REPUBLIKA.CO.ID, URUMQI -- Sejumlah toko dan restoran di provinsi Xinjiang, barat laut Cina dipakssa menjual rokok dan alkohol. Pemerintah setempat secara terbuka mengakui upayanya untuk melemahkan agama Islam di provinsinya.
“Kami memiliki agenda kampanye untuk melemahkan agama dan ini adalah bagian dari kampanye tersebut,” ujar pejabat setempat Adil Sulayman, seperti dilansir On Islam, Rabu (6/5).
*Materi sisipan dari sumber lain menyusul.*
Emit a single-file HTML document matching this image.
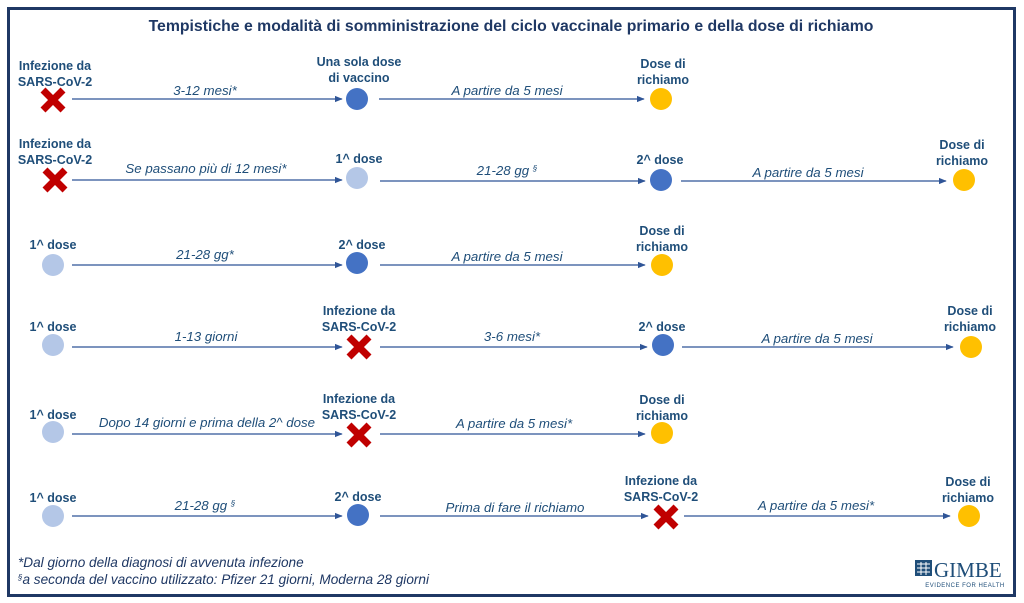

Sulayman mengatakan selama beberapa tahun terakhir, alkohol dan rokok absen dari Aktash dan kawasan lain di Laskuy. Sekitar 70-80 persen warga berusia antara 16-45 tahun menahan diri dari minum dan merokok dengan alasan agama.
"Semua restoran dan supermarket di desa kami harus menempatkan lima merek berbeda alkohol dan rokok di toko-toko mereka sebelum 1 Mei 2015," begitu tertulis dalam peraturan baru yang ditandatangani komite desa setempat.
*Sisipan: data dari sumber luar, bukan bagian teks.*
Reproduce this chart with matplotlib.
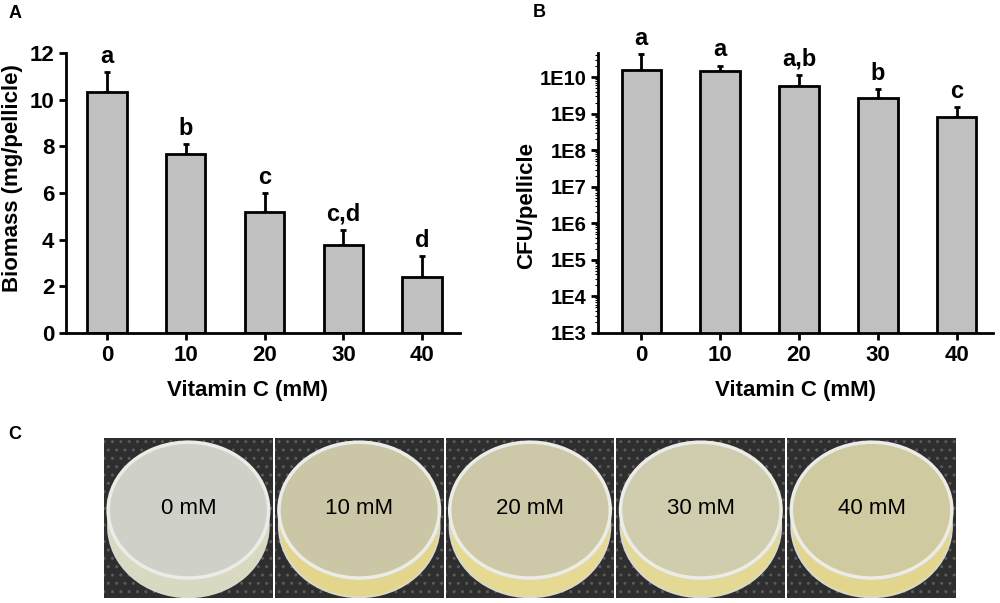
import matplotlib.pyplot as plt
import numpy as np
from matplotlib.patches import Ellipse, Rectangle
from matplotlib.ticker import FixedLocator, LogLocator, NullFormatter

# data
vitamin_c = [0, 10, 20, 30, 40]
biomass = [10.33, 7.69, 5.21, 3.79, 2.39]
biomass_err = [0.86, 0.42, 0.79, 0.64, 0.92]
biomass_letters = ["a", "b", "c", "c,d", "d"]

cfu = [1.6e10, 1.46e10, 5.7e9, 2.7e9, 8.0e8]
cfu_err = [2.8e10, 0.64e10, 0.61e10, 2.2e9, 0.7e9]
cfu_letters = ["a", "a", "a,b", "b", "c"]
cfu_ticks = [1e3, 1e4, 1e5, 1e6, 1e7, 1e8, 1e9, 1e10]
cfu_ticklabels = ["1E3", "1E4", "1E5", "1E6", "1E7", "1E8", "1E9", "1E10"]

dish_labels = ["0 mM", "10 mM", "20 mM", "30 mM", "40 mM"]
dish_surface = ["#cfd1c9", "#cac6a6", "#cdc9a8", "#d0cdaf", "#cfcaa0"]
dish_base = ["#d8d9c0", "#e3d68c", "#e6da92", "#e3d894", "#e2d68e"]

plt.rcParams['font.family'] = ['Liberation Sans', 'DejaVu Sans']

fig = plt.figure(figsize=(10, 6.03), dpi=100)

bar_kw = dict(width=5.0, color="#c0c0c0", edgecolor="black", linewidth=2.0, zorder=2)
lw = 2.0
fs = 16


def style_axes(ax):
    for s in ["top", "right"]:
        ax.spines[s].set_visible(False)
    for s in ["left", "bottom"]:
        ax.spines[s].set_linewidth(lw)
    ax.tick_params(axis="both", which="major", width=lw, length=5, labelsize=fs, direction="out")
    ax.set_xticks(vitamin_c)
    ax.set_xticklabels([str(v) for v in vitamin_c], fontweight="bold")
    ax.set_xlabel("Vitamin C (mM)", fontsize=fs, fontweight="bold")


# ---- Panel A ----
axA = fig.add_axes([0.066, 0.4478, 0.394, 0.464])
axA.bar(vitamin_c, biomass, **bar_kw)
axA.errorbar(vitamin_c, biomass, yerr=[np.zeros(5), biomass_err], fmt="none",
             ecolor="black", elinewidth=lw, capsize=2.5, capthick=lw, zorder=1)
for x, y, e, t in zip(vitamin_c, biomass, biomass_err, biomass_letters):
    axA.annotate(t, (x, y + e), xytext=(0, 3), textcoords="offset points",
                 ha="center", va="bottom", fontsize=17, fontweight="bold")
axA.set_xlim(-5.2, 44.8)
axA.set_ylim(0, 12)
axA.set_yticks([0, 2, 4, 6, 8, 10, 12])
style_axes(axA)
axA.set_yticklabels(axA.get_yticks().astype(int), fontweight="bold")
axA.set_ylabel("Biomass (mg/pellicle)", fontsize=fs, fontweight="bold")
axA.yaxis.set_label_coords(-0.109, 0.554)
axA.xaxis.set_label_coords(0.46, -0.168)

# ---- Panel B ----
axB = fig.add_axes([0.598, 0.4478, 0.395, 0.464])
axB.set_yscale("log")
axB.bar(vitamin_c, cfu, bottom=0, **bar_kw)
axB.errorbar(vitamin_c, cfu, yerr=[np.zeros(5), cfu_err], fmt="none",
             ecolor="black", elinewidth=lw, capsize=2.5, capthick=lw, zorder=1)
for x, y, e, t in zip(vitamin_c, cfu, cfu_err, cfu_letters):
    axB.annotate(t, (x, y + e), xytext=(0, 3), textcoords="offset points",
                 ha="center", va="bottom", fontsize=17, fontweight="bold")
axB.set_xlim(-5.5, 44.6)
axB.set_ylim(1e3, 4.6e10)
style_axes(axB)
axB.yaxis.set_major_locator(FixedLocator(cfu_ticks))
axB.set_yticklabels(cfu_ticklabels, fontweight="bold")
axB.tick_params(axis="y", which="major", labelsize=14.5)
axB.yaxis.set_minor_locator(LogLocator(base=10, subs=np.arange(2, 10), numticks=20))
axB.yaxis.set_minor_formatter(NullFormatter())
axB.tick_params(axis="y", which="minor", length=2.5, width=0.8)
axB.set_ylabel("CFU/pellicle", fontsize=fs, fontweight="bold")
axB.yaxis.set_label_coords(-0.154, 0.457)
axB.xaxis.set_label_coords(0.5, -0.168)

# ---- Panel C (photo strip, drawn) ----
axC = fig.add_axes([0.103, 0.0083, 0.854, 0.265])
axC.set_xlim(0, 5)
axC.set_ylim(0, 1)
axC.axis("off")
for i, lab in enumerate(dish_labels):
    axC.add_patch(Rectangle((i + 0.006, 0), 0.988, 1, facecolor="#2e2e2e",
                            edgecolor="#5a5a5a", hatch="..", linewidth=0, zorder=1))
    cx = i + 0.5
    axC.add_patch(Ellipse((cx, 0.45), 0.94, 0.89, facecolor=dish_base[i],
                          edgecolor="#d8d8d0", linewidth=1.5, zorder=2))
    axC.add_patch(Ellipse((cx, 0.55), 0.94, 0.85, facecolor=dish_surface[i],
                          edgecolor="#ececE6", linewidth=2.5, zorder=3))
    axC.text(cx, 0.56, lab, ha="center", va="center", fontsize=16, zorder=4)

# panel labels
fig.text(0.009, 0.978, "A", fontsize=13, fontweight="bold", va="center")
fig.text(0.533, 0.98, "B", fontsize=13, fontweight="bold", va="center")
fig.text(0.008, 0.280, "C", fontsize=13, fontweight="bold", va="center")

fig.savefig("out.png", dpi=100)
Pemilik toko juga diperintahkan mempromosikan produk alkohol di tempat yang mudah dilihat. Pihak berwenang memperingatkan toko-toko yang mengabaikan atau tidak melaksanakan pemberitahuan ini akan ditutup, bisnis mereka ditangguhkan dan dituntut secara hukum.
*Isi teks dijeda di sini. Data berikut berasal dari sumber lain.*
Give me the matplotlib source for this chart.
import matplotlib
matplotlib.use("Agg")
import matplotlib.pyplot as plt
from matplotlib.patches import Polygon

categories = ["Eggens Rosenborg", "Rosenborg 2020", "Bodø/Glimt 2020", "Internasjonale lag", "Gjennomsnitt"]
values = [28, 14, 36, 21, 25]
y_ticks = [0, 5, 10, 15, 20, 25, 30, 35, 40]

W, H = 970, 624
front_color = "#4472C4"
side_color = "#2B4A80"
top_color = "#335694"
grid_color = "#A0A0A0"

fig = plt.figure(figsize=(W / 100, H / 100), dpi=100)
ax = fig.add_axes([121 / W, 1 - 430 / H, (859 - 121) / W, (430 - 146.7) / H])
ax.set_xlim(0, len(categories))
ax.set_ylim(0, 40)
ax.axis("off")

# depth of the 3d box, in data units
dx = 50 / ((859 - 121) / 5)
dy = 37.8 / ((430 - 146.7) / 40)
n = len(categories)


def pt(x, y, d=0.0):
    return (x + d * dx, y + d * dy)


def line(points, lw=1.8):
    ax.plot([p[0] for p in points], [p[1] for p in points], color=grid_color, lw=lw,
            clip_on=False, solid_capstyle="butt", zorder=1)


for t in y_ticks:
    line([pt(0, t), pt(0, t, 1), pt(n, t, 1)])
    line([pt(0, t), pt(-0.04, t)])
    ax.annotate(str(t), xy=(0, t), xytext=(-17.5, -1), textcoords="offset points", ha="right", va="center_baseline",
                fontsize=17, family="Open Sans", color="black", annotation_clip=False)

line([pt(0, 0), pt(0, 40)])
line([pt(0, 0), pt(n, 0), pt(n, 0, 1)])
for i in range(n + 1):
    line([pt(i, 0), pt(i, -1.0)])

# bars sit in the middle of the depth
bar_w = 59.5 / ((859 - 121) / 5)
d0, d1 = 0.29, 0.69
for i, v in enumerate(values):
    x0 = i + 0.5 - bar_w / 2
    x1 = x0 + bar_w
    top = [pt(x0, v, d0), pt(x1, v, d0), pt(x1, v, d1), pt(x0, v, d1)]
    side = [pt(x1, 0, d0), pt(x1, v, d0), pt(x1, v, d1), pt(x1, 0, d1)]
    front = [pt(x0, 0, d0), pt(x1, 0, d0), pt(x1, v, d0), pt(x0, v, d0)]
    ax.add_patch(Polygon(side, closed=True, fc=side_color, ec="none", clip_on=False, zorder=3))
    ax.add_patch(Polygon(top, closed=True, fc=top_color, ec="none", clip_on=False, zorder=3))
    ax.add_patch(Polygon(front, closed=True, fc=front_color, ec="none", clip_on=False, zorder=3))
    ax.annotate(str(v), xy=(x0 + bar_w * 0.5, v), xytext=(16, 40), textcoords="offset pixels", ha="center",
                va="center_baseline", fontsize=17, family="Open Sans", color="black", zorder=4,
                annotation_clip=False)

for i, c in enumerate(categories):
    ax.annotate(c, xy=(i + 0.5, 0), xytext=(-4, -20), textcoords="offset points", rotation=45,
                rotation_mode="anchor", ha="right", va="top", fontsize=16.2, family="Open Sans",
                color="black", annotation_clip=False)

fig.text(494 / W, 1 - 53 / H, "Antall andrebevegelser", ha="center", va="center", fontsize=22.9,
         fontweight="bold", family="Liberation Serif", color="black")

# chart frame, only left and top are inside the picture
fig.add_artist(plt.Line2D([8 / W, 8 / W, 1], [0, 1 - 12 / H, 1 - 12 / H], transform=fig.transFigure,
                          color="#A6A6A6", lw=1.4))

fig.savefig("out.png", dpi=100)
Mereka mengatakan perintah itu diturunkan langsung dari jajaran atas Partai Komunis. Pemerintah berdalih kampanye ini dilakukan untuk memerangi ekstremisme.
James Leibold, seorang ahli kebijakan etnis Cina di Melbourne La Trobe University, mengatakan para pejabat Cina sering ‘menggapai-gapai dalam gelap’ ketika menangani ekstremisme. Leibold mencatat kurangnya pemahaman menyebabkan mereka fokus pada atribut yang menunjukkan tanda-tanda radikalisme, seperti jenggot panjang dan kerudung.
“Ini tidak tepat. Kebijakan yang mekanistik dan reaktif ini hanya akan mengobarkan ketegangan etno-nasional tanpa mengatasi akar penyebab ekstremisme agama,” tulisnya dalam sebuah e-mail ke Washington Post.
Sejak April 2014, pemerintah Xinjiang mulai menawarkan hadiah uang tunai kepada siapa saja yang melaporkan tetangga mereka yang memelihara jenggot.